L’ultimatum sarebbe scaduto giovedì alle 20 senza grande interesse da parte dei miliziani. L’Idf potrà ora mettere nel mirino i membri delle brigate al-Qassam, senza che ciò costituisca una violazione. Altro elemento determinante nel preservare la tregua asimmetrica è la restituzione degli ostaggi israeliani. Le due salme consegnate giovedì notte, in linea con gli accordi relativi alla prima fase, hanno permesso la restituzione dei corpi di 30 palestinesi. Sono undici le spoglie degli ostaggi che Hamas deve ancora ritrovare fra i tunnel e le rovine di Gaza, sotto le quali, ha calcolato la Protezione civile dell’enclave, potrebbero trovarsi fino a 10.000 morti palestinesi. Nella Striscia Israele ha commesso «centinaia» di violazioni della legge sui diritti umani. È quanto riporta il Washington Post citando un rapporto riservato dell’ispettorato del Dipartimento di stato. Il documento visionato dal quotidiano indica per la prima volta che la condotta bellica di Israele potrebbe innescare le norme che vietano agli Stati Uniti di fornire assistenza militare a chi è accusato di abusi dei diritti umani.
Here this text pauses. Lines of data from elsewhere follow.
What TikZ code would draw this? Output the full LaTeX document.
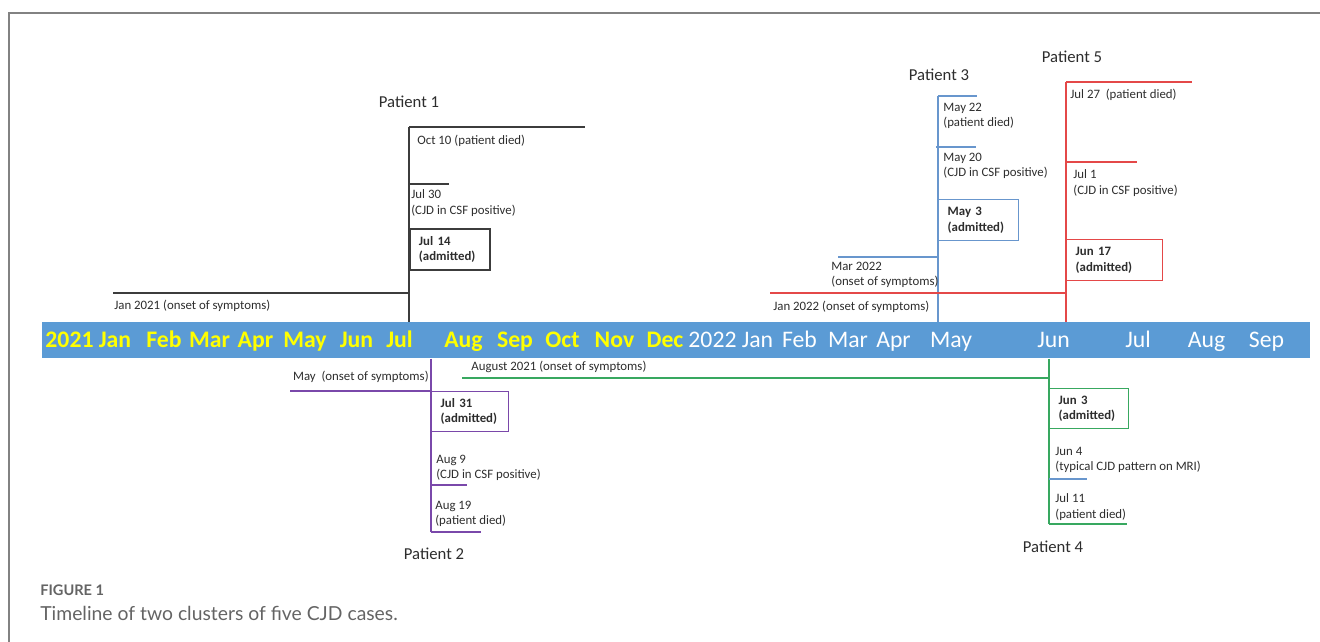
\documentclass[tikz,border=0pt]{standalone}
\usepackage{fontspec}
\setmainfont{Carlito}
\newfontfamily\capfont{Lato}
\usetikzlibrary{positioning}

\definecolor{barblue}{RGB}{91,155,213}
\definecolor{baryellow}{RGB}{255,255,0}
\definecolor{pone}{RGB}{60,60,60}
\definecolor{ptwo}{RGB}{122,72,170}
\definecolor{pthree}{RGB}{104,150,205}
\definecolor{pfour}{RGB}{56,168,96}
\definecolor{pfive}{RGB}{228,72,72}
\definecolor{txtgray}{RGB}{45,45,45}
\definecolor{framegray}{RGB}{130,130,130}
\definecolor{capgray}{RGB}{100,100,100}

\tikzset{
  evtext/.style={anchor=west, align=left, inner sep=0pt},
  ptitle/.style={inner sep=0pt, font=\fontsize{9.5}{11}\selectfont},
  admbox/.style={draw, line width=0.8pt, anchor=north west, align=left,
    inner xsep=1.8mm, inner ysep=0pt, font=\fontsize{7.3}{8.8}\selectfont\bfseries},
  tline/.style={line width=0.8pt},
  month/.style={anchor=base, inner sep=0pt, font=\fontsize{13.5}{14}\selectfont}
}

\begin{document}
\begin{tikzpicture}[x=0.2mm, y=-0.2mm, font=\fontsize{7.3}{8.8}\selectfont, text=txtgray]

\useasboundingbox (0,0) rectangle (1320,642);

%--- figure frame (top and left only)
\draw[framegray, line width=1.1pt] (9,642) -- (9,13) -- (1320,13);

%--- the time axis bar
\node[fill=barblue, inner sep=0pt, minimum width=253.6mm, minimum height=7.2mm,
  anchor=north west] (axis) at (42,322) {};

% 2021 in yellow bold
\foreach \lbl/\xc [count=\i] in {2021/69.5, Jan/115, Feb/164, Mar/209.5, Apr/255.5,
    May/305, Jun/356.5, Jul/399.5, Aug/463.5, Sep/515, Oct/562.5, Nov/614.5, Dec/665}
  \node[month, text=baryellow, font=\fontsize{13.5}{14}\selectfont\bfseries] (ya\i) at (\xc,347) {\lbl};
% 2022 in white
\foreach \lbl/\xc [count=\i] in {2022/712.5, Jan/757.5, Feb/799.5, Mar/848, Apr/893.5,
    May/951, Jun/1053.5, Jul/1138, Aug/1206.5, Sep/1266.5}
  \node[month, text=white] (yb\i) at (\xc,347) {\lbl};

%--- Patient 1 (above, black)
\node[ptitle] (p1title) at (409,102) {Patient 1};
\coordinate (p1top) at (409,127);
\coordinate (p1died) at (585,127);
\coordinate (p1csf) at (409,184);
\coordinate (p1csfend) at (449,184);
\coordinate (p1onset) at (113,293);
\coordinate (p1onsetend) at (409,293);
\draw[tline, pone] (p1top) -- (p1top |- axis.north);
\draw[tline, pone] (p1top) -- (p1died);
\draw[tline, pone] (p1csf) -- (p1csfend);
\draw[tline, pone] (p1onset) -- (p1onsetend);
\node[evtext] (p1lbldied) at (417,141) {Oct 10 (patient died)};
\node[evtext] (p1lblcsf) at (411,203) {Jul 30\\(CJD in CSF positive)};
\node[admbox, draw=pone, line width=1.1pt, minimum width=16mm, minimum height=8.2mm,
  text width=12.4mm] (p1adm) at (409,228) {Jul 14\\(admitted)};
\node[evtext] (p1lblonset) at (114,306) {Jan 2021 (onset of symptoms)};

%--- Patient 2 (below, purple)
\coordinate (p2bot) at (431,532);
\coordinate (p2died) at (481,532);
\coordinate (p2csf) at (431,485);
\coordinate (p2csfend) at (467,485);
\coordinate (p2onset) at (290,391);
\coordinate (p2onsetend) at (431,391);
\draw[tline, ptwo] (p2bot |- axis.south) -- (p2bot);
\draw[tline, ptwo] (p2bot) -- (p2died);
\draw[tline, ptwo] (p2csf) -- (p2csfend);
\draw[tline, ptwo] (p2onset) -- (p2onsetend);
\node[evtext, anchor=east] (p2lblonset) at (429,377) {May\ \ (onset of symptoms)};
\node[admbox, draw=ptwo, minimum width=15.4mm, minimum height=8mm,
  text width=11.8mm] (p2adm) at (431,391) {Jul 31\\(admitted)};
\node[evtext] (p2lblcsf) at (436,468) {Aug 9\\(CJD in CSF positive)};
\node[evtext] (p2lbldied) at (435,514) {Aug 19\\(patient died)};
\node[ptitle] (p2title) at (434,554) {Patient 2};

%--- Patient 3 (above, blue)
\node[ptitle] (p3title) at (939,75) {Patient 3};
\coordinate (p3top) at (938,96);
\coordinate (p3died) at (977,96);
\coordinate (p3csf) at (936,147);
\coordinate (p3csfend) at (976,147);
\coordinate (p3onset) at (838,257);
\coordinate (p3onsetend) at (938,257);
\draw[tline, pthree] (p3top) -- (p3top |- axis.north);
\draw[tline, pthree] (p3top) -- (p3died);
\draw[tline, pthree] (p3csf) -- (p3csfend);
\draw[tline, pthree] (p3onset) -- (p3onsetend);
\node[evtext] (p3lbldied) at (943,116) {May 22\\(patient died)};
\node[evtext] (p3lblcsf) at (943,166) {May 20\\(CJD in CSF positive)};
\node[admbox, draw=pthree, minimum width=16mm, minimum height=8.2mm,
  text width=12.4mm] (p3adm) at (938,199) {May 3\\(admitted)};
\node[evtext] (p3lblonset) at (831,275) {Mar 2022\\(onset of symptoms)};

%--- Patient 5 (above, red)
\node[ptitle] (p5title) at (1072,57) {Patient 5};
\coordinate (p5top) at (1066,82);
\coordinate (p5died) at (1192,82);
\coordinate (p5csf) at (1066,162);
\coordinate (p5csfend) at (1137,162);
\coordinate (p5onset) at (770,293);
\coordinate (p5onsetend) at (1066,293);
\draw[tline, pfive] (p5top) -- (p5top |- axis.north);
\draw[tline, pfive] (p5top) -- (p5died);
\draw[tline, pfive] (p5csf) -- (p5csfend);
\draw[tline, pfive] (p5onset) -- (p5onsetend);
\node[evtext] (p5lbldied) at (1070,95) {Jul 27\ \ (patient died)};
\node[evtext] (p5lblcsf) at (1073,183) {Jul 1\\(CJD in CSF positive)};
\node[admbox, draw=pfive, minimum width=19.2mm, minimum height=8.2mm,
  text width=15.6mm] (p5adm) at (1066,239) {Jun 17\\(admitted)};
\node[evtext] (p5lblonset) at (773,307) {Jan 2022 (onset of symptoms)};

%--- Patient 4 (below, green)
\coordinate (p4bot) at (1049,524);
\coordinate (p4died) at (1127,524);
\coordinate (p4mri) at (1049,479);
\coordinate (p4mriend) at (1087,479);
\coordinate (p4onset) at (462,378);
\coordinate (p4onsetend) at (1049,378);
\draw[tline, pfour] (p4bot |- axis.south) -- (p4bot);
\draw[tline, pfour] (p4bot) -- (p4died);
\draw[tline, pthree] (p4mri) -- (p4mriend);
\draw[tline, pfour] (p4onset) -- (p4onsetend);
\node[evtext] (p4lblonset) at (471,367) {August 2021 (onset of symptoms)};
\node[admbox, draw=pfour, minimum width=15.8mm, minimum height=8mm,
  text width=12.2mm] (p4adm) at (1049,388) {Jun 3\\(admitted)};
\node[evtext] (p4lblmri) at (1055,460) {Jun 4\\(typical CJD pattern on MRI)};
\node[evtext] (p4lbldied) at (1055,507) {Jul 11\\(patient died)};
\node[ptitle] (p4title) at (1053,547) {Patient 4};

%--- caption
\node[anchor=west, inner sep=0pt, text=capgray,
  font=\capfont\bfseries\fontsize{8.3}{10}\selectfont] (figlbl) at (40,590) {FIGURE 1};
\node[anchor=west, inner sep=0pt, text=capgray,
  font=\capfont\fontsize{11}{13}\selectfont] (figcap) at (40,613) {Timeline of two clusters of five CJD cases.};

\end{tikzpicture}
\end{document}
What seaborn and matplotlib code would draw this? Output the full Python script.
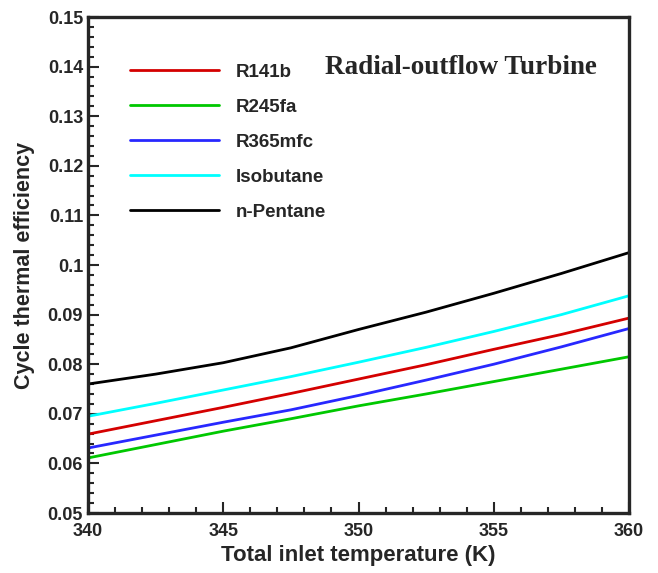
import matplotlib
matplotlib.use("Agg")
import matplotlib.pyplot as plt
import seaborn as sns
import pandas as pd
from matplotlib.ticker import MultipleLocator

# inlet temperature (K)
temps = [340, 342.5, 345, 347.5, 350, 352.5, 355, 357.5, 360]

r141b = [0.0659, 0.0686, 0.0713, 0.0741, 0.0770, 0.0799, 0.0830, 0.0860, 0.0893]
r245fa = [0.0611, 0.0638, 0.0665, 0.0690, 0.0716, 0.0740, 0.0765, 0.0790, 0.0815]
r365mfc = [0.0631, 0.0657, 0.0683, 0.0708, 0.0737, 0.0768, 0.0800, 0.0835, 0.0872]
isobutane = [0.0695, 0.0721, 0.0748, 0.0775, 0.0804, 0.0834, 0.0866, 0.0900, 0.0938]
n_pentane = [0.0760, 0.0780, 0.0803, 0.0833, 0.0870, 0.0905, 0.0943, 0.0983, 0.1025]

fluids = ["R141b", "R245fa", "R365mfc", "Isobutane", "n-Pentane"]
colors = ["#d40000", "#00c800", "#2828ff", "#00ffff", "#000000"]

series = [r141b, r245fa, r365mfc, isobutane, n_pentane]
rows = []
for name, vals in zip(fluids, series):
    for t, v in zip(temps, vals):
        rows.append({"T": t, "eff": v, "fluid": name})
df = pd.DataFrame(rows)

sns.set_style("ticks")
plt.rcParams["font.family"] = ["Liberation Sans", "DejaVu Sans"]
plt.rcParams["font.weight"] = "bold"

fig = plt.figure(figsize=(6.58, 5.73), dpi=100)
ax = fig.add_axes([0.1337, 0.1047, 0.8223, 0.8656])

sns.lineplot(data=df, x="T", y="eff", hue="fluid", hue_order=fluids,
             palette=colors, linewidth=2.0, ax=ax)

ax.set_xlim(340, 360)
ax.set_ylim(0.05, 0.15)
ax.xaxis.set_major_locator(MultipleLocator(5))
ax.xaxis.set_minor_locator(MultipleLocator(1))
ax.yaxis.set_minor_locator(MultipleLocator(0.002))
ax.set_yticks([0.05, 0.06, 0.07, 0.08, 0.09, 0.1, 0.11, 0.12, 0.13, 0.14, 0.15])
ax.set_yticklabels(["0.05", "0.06", "0.07", "0.08", "0.09", "0.1",
                    "0.11", "0.12", "0.13", "0.14", "0.15"])

ax.tick_params(which="both", direction="in", top=False, right=False, width=1.5)
ax.tick_params(which="major", length=8, labelsize=13)
ax.tick_params(axis="x", which="major", pad=7)
ax.tick_params(which="minor", length=4)
for s in ax.spines.values():
    s.set_linewidth(2.4)

ax.set_xlabel("Total inlet temperature (K)", fontsize=16, fontweight="bold", labelpad=4)
ax.set_ylabel("Cycle thermal efficiency", fontsize=15.5, fontweight="bold", labelpad=9)

ax.legend(loc="upper left", bbox_to_anchor=(0.047, 0.94), frameon=False,
          handlelength=4.75, handletextpad=0.85, labelspacing=0.95,
          prop={"weight": "bold", "size": 13.5})

ax.text(0.94, 0.899, "Radial-outflow Turbine", transform=ax.transAxes,
        ha="right", va="center", fontsize=19.5, fontweight="bold",
        family="Liberation Serif")

fig.savefig("out.png", dpi=100)
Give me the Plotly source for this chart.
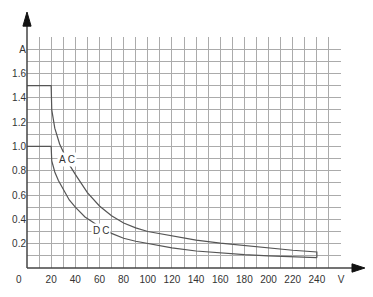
import plotly.graph_objects as go

# Read values
ac_v = [0, 20, 20.5, 23, 27, 30, 35, 40, 45, 50, 60, 70, 80, 90, 100, 120, 140, 160, 180, 200, 220, 240]
ac_a = [1.5, 1.5, 1.3, 1.15, 1.02, 0.96, 0.85, 0.77, 0.70, 0.62, 0.51, 0.43, 0.37, 0.33, 0.30, 0.265, 0.23, 0.205, 0.185, 0.165, 0.146, 0.132]
dc_v = [0, 20, 20.5, 23, 26, 30, 35, 40, 48, 54, 60, 70, 80, 90, 100, 120, 140, 160, 180, 200, 220, 240]
dc_a = [1.0, 1.0, 0.88, 0.79, 0.72, 0.65, 0.56, 0.50, 0.42, 0.38, 0.34, 0.285, 0.245, 0.22, 0.20, 0.165, 0.14, 0.122, 0.11, 0.10, 0.093, 0.085]

x_ticks = [20, 40, 60, 80, 100, 120, 140, 160, 180, 200, 220, 240, 260]
x_text = ["20", "40", "60", "80", "100", "120", "140", "160", "180", "200", "220", "240", "V"]
y_ticks = [0.2, 0.4, 0.6, 0.8, 1.0, 1.2, 1.4, 1.6, 1.8]
y_text = ["0.2", "0.4", "0.6", "0.8", "1.0", "1.2", "1.4", "1.6", "A"]

line_col = "#555555"
grid_col = "#ababab"
font = dict(family="Liberation Sans Narrow, Arial Narrow, Liberation Sans, sans-serif", size=10, color="#333333")

fig = go.Figure()
fig.add_trace(go.Scatter(x=ac_v + [ac_v[-1]], y=ac_a + [dc_a[-1]], mode="lines",
                         line=dict(color=line_col, width=1.2), showlegend=False, hoverinfo="skip"))
fig.add_trace(go.Scatter(x=dc_v, y=dc_a, mode="lines",
                         line=dict(color=line_col, width=1.2), showlegend=False, hoverinfo="skip"))

fig.add_annotation(x=33, y=0.89, text="A\u2009C", showarrow=False, bgcolor="white",
                   font=font, borderpad=1)
fig.add_annotation(x=61, y=0.31, text="D\u2009C", showarrow=False, bgcolor="white",
                   font=font, borderpad=1)
fig.add_annotation(x=-0.026, y=-0.048, xref="paper", yref="paper", text="0",
                   xanchor="center", yanchor="middle", showarrow=False, font=font)

# axis lines with arrows
fig.add_shape(type="line", xref="paper", yref="paper", x0=0, y0=0, x1=1.05, y1=0,
              line=dict(color="#444444", width=1.5))
fig.add_shape(type="line", xref="paper", yref="paper", x0=0, y0=0, x1=0, y1=1.07,
              line=dict(color="#444444", width=1.5))
fig.add_shape(type="path", xref="paper", yref="paper",
              path="M 1.035,-0.018 L 1.076,0 L 1.035,0.018 Z",
              fillcolor="#111111", line=dict(color="#111111", width=1))
fig.add_shape(type="path", xref="paper", yref="paper",
              path="M -0.013,1.047 L 0,1.108 L 0.013,1.047 Z",
              fillcolor="#111111", line=dict(color="#111111", width=1))

fig.update_layout(
    width=373, height=297,
    margin=dict(l=25, r=32, t=37, b=29),
    plot_bgcolor="white", paper_bgcolor="white",
    font=font,
    xaxis=dict(range=[0, 260], tickvals=x_ticks, ticktext=x_text, showgrid=True,
               gridcolor=grid_col, gridwidth=1, zeroline=False, showline=False,
               ticks="", tickfont=font, ticklabelstandoff=4,
               minor=dict(dtick=10, tick0=0, showgrid=True, gridcolor=grid_col, gridwidth=1)),
    yaxis=dict(range=[0, 1.9], tickvals=y_ticks, ticktext=y_text, showgrid=True,
               gridcolor=grid_col, gridwidth=1, zeroline=False, showline=False,
               ticks="", tickfont=font,
               minor=dict(dtick=0.1, tick0=0, showgrid=True, gridcolor=grid_col, gridwidth=1)),
)

fig.write_html("out.html")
Secondo alcune fonti, tuttavia, le conclusioni contenute nel documento dell’ispettorato sollevano dubbi sulla possibilità che Israele venga riconosciuto responsabile. Un no deciso è arrivato da Washington al piano per la distribuzione degli aiuti umanitari che Tel Aviv vorrebbe affidare le operazioni lungo la linea gialla alla Gaza Humanitarian Foundation. La famigerata Ghf è accusata da più parti non solo di esser stata estremamente carente nel supporto alla popolazione, ma di aver causato, fra maggio e ottobre, l’uccisione di molte persone in fila per il cibo. È il tentativo di far rispettare dell’ottavo punto dell’accordo di Sharm el-Sheikh: «La distribuzione degli aiuti nella Striscia procederà senza interferenze delle due parti confliggenti, gestita da organismi internazionali».
Farhan Haq, portavoce dell’ufficio dell’Onu per gli affari umanitari (Ocha), ha denunciato che l’intensificazione delle operazioni umanitarie «resta fortemente limitata dalle restrizioni in corso e da altri impedimenti». Secondo l’agenzia per tre giorni consecutivi i convogli sono stati costretti a prendere strade dissestate e congestionate a causa dei ripetuti ordini di deviazione imposti dall’esercito Israeliano. Mai dall’inizio della tregua il numero giornaliero dei camion contenenti umanitario ha superato i 200, cifra ben al di sotto dei 600 ritenuti necessari per sostenere la popolazione stremata. Il premier Netanyahu sembra tuttavia più attento alle questioni interne. Ieri ha chiesto il rinvio della presentazione del disegno di legge relativo alla leva militare obbligatoria, che giovedì ha portato per le strade Gerusalemme centinaia di migliaia di giovani studenti ultraortodossi, storicamente esenti dalla coscrizione e ad essa radicalmente avversi. Dal supporto della comunità ultraortodossa dipende la sopravvivenza della maggioranza parlamentare.